Desperate Measures demonstrated its creative genius in the inventiveness of the game-show contestants. There was a Dr. Strangelove-esque dentist (Anthony Nikolchev ’08) who had a strange accent and an equally strange desire to clean everyone’s teeth. Then there was Marcus, or “Damien” the Lord of Something-or-other as he preferred to be called (Kieran Kredell ’08) who seemed to have wandered out of the eleventh century. The final contestant, played by Michael Gottwald ’06, was a baby, and ultimately, the show’s winner.
Meanwhile, the “commercials” in between the show were improvised based on suggestions from the audience. Products advertised included a chain saw that was “perfect for every occasion,” even suicide. Another sketch invented a mock trailer for a movie called “The Day My Dad Died.”
Lunchbox kept up the furiously funny pace with a bout of written sketch comedy. Members included recent WesCeleb Chris White ’06, Willie Gould ’06, Owen Albin ’07, Eric Wdowiak ’06 and several others. Members entered the stage dressed in black, banging on a drum and riffing on disaster movies ranging from “Armageddon” to “Gigli.” Elsewhere in the world of Lunchbox, a gynecologist referred to vaginas as “beaver cleavers.”
Gag Reflex entered by energetically chanting the Wesleyan Fight Song. An opening monologue by one member provided the others with material from which to riff.
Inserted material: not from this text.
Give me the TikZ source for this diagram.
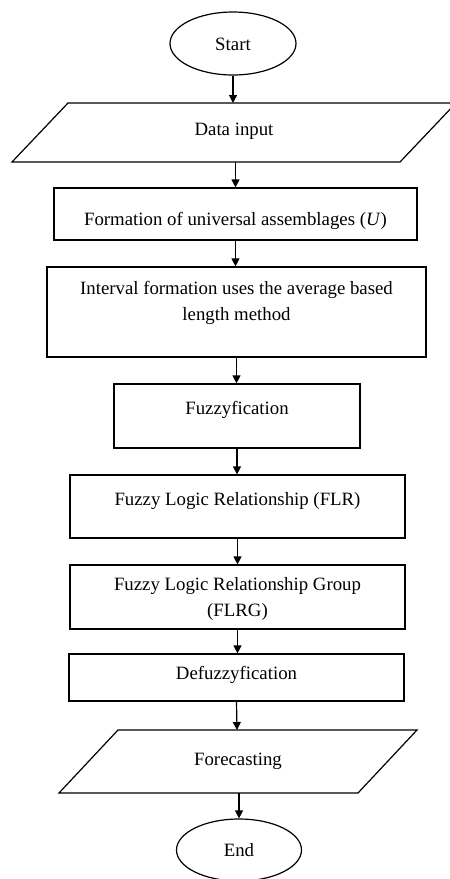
\documentclass[tikz,border=0pt]{standalone}
\usepackage{fontspec}
\setmainfont{Liberation Serif}
\usetikzlibrary{shapes.geometric,arrows.meta}
\begin{document}
\begin{tikzpicture}[x=1pt,y=-1pt,line width=1.2pt,
  every node/.style={font=\fontsize{18.8}{26}\selectfont},
  box/.style={draw,rectangle,inner sep=0pt},
  term/.style={draw,ellipse,inner sep=0pt},
  txt/.style={anchor=base,align=center,inner sep=0pt},
  arr/.style={-{Triangle[length=8pt,width=8pt]},line width=1.2pt}]
\useasboundingbox (0,0) rectangle (450,879);
% terminals
\node[term,minimum width=126,minimum height=63] (start) at (233,43.5) {};
\node[txt] (tstart) at (233,50.7) {Start};
\node[term,minimum width=125,minimum height=62] (end) at (239,850) {};
\node[txt] (tend) at (239,856.7) {End};
% data input parallelogram
\coordinate (d1) at (12,162);
\coordinate (d2) at (68,103);
\coordinate (d3) at (456,103);
\coordinate (d4) at (400,162);
\draw (d1) -- (d2) -- (d3) -- (d4) -- cycle;
\coordinate (dinN) at (233,103);
\coordinate (dinS) at (235.5,162);
\node[txt] (din) at (234,135) {Data input};
% boxes
\node[box,minimum width=363,minimum height=52] (b1) at (235.5,214) {};
\node[txt] (t1) at (235.5,225) {Formation of universal assemblages (\textit{U})};
\node[box,minimum width=379,minimum height=90] (b2) at (236.5,312) {};
\node[txt] (t2) at (236.5,320.7) {Interval formation uses the average based\\length method};
\node[box,minimum width=246,minimum height=64] (b3) at (237,416) {};
\node[txt] (t3) at (237,414) {Fuzzyfication};
\node[box,minimum width=335,minimum height=63] (b4) at (237.5,506.5) {};
\node[txt] (t4) at (237.5,505) {Fuzzy Logic Relationship (FLR)};
\node[box,minimum width=335,minimum height=64] (b5) at (237.5,597) {};
\node[txt] (t5) at (237.5,616.7) {Fuzzy Logic Relationship Group\\(FLRG)};
\node[box,minimum width=335,minimum height=47] (b6) at (236.5,677.5) {};
\node[txt] (t6) at (236.5,679) {Defuzzyfication};
% forecasting parallelogram
\coordinate (f1) at (59,793);
\coordinate (f2) at (118,730);
\coordinate (f3) at (417,730);
\coordinate (f4) at (358,793);
\draw (f1) -- (f2) -- (f3) -- (f4) -- cycle;
\coordinate (fN) at (237,730);
\coordinate (fS) at (239,793);
\node[txt] (tf) at (238,765.7) {Forecasting};
% connectors
\draw[arr] (start.south) -- (dinN);
\draw[arr] (dinS) -- (dinS |- b1.north);
\draw[arr] (b1.south) -- (b1.south |- b2.north);
\draw[arr] (b2.south) -- (b2.south |- b3.north);
\draw[arr] (b3.south) -- (b3.south |- b4.north);
\draw[arr] (b4.south) -- (b4.south |- b5.north);
\draw[arr] (b5.south) -- (b5.south |- b6.north);
\draw[arr] (b6.south) -- (fN);
\draw[arr] (fS) -- (end.north);
\end{tikzpicture}
\end{document}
One sketch presented a child who takes years to graduate from kindergarten, only to be confronted by a first grade teacher who has skeletal remains of children in her classroom.
The sketch most enthusiastically greeted by the audience involved a honeymooning couple that, after losing their flight to Europe, is booked a flight to Wyoming. Perhaps few Wyoming natives hooted at lines like, “Wyoming is the France of the United States. However, unlike the actual France, in Wyoming you cannot make babies. It’s our first state law.”
All in all, it was sick, it was weird, it was artsy, it was a lot of sex and bathroom jokes, it was Wesleyan humor at its finest.